◆ **TASK DESCRIPTION**
Please report every line from the material that contains the word "matplotlib".
## start DATA BLOCK
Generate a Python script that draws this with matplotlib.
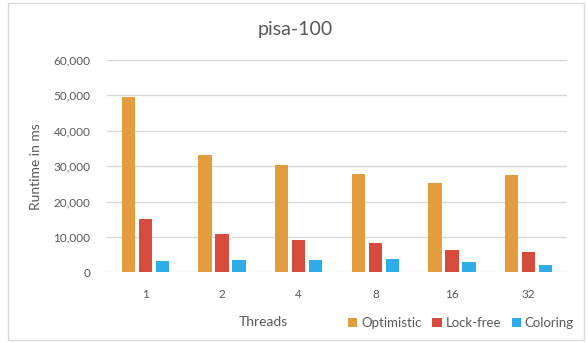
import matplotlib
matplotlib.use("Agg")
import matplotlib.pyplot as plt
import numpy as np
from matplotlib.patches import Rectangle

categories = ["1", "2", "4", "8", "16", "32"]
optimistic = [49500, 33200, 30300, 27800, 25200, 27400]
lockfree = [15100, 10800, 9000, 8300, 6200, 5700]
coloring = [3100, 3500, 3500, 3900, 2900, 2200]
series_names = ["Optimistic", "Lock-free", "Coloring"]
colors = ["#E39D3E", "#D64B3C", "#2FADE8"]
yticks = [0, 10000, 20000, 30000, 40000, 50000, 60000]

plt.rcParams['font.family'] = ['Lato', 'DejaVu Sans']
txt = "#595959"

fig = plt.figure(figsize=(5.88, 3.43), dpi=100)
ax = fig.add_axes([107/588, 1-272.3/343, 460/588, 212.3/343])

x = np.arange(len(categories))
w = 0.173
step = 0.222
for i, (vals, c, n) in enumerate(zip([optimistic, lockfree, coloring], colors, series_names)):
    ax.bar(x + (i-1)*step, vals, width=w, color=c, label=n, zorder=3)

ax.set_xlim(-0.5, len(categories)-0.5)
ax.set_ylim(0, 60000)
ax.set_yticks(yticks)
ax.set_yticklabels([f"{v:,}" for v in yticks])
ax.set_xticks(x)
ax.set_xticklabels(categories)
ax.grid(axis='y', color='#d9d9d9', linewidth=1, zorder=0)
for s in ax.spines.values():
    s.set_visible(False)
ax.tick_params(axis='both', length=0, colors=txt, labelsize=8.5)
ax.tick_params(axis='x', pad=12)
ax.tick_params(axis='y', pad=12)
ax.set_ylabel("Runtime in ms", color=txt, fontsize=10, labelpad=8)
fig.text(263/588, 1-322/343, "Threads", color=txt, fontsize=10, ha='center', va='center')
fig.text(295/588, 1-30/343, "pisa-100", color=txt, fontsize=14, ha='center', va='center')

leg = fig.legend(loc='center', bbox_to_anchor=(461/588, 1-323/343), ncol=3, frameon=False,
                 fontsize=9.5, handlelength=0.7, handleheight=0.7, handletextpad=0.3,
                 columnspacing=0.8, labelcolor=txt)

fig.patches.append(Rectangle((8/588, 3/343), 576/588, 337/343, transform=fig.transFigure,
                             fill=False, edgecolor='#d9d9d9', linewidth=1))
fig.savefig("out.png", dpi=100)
## end DATA BLOCK
◆ **TASK SOLUTION**
Generate a Python script that draws this with matplotlib.
import matplotlib
matplotlib.use("Agg")
import matplotlib.pyplot as plt
from matplotlib.patches import Rectangle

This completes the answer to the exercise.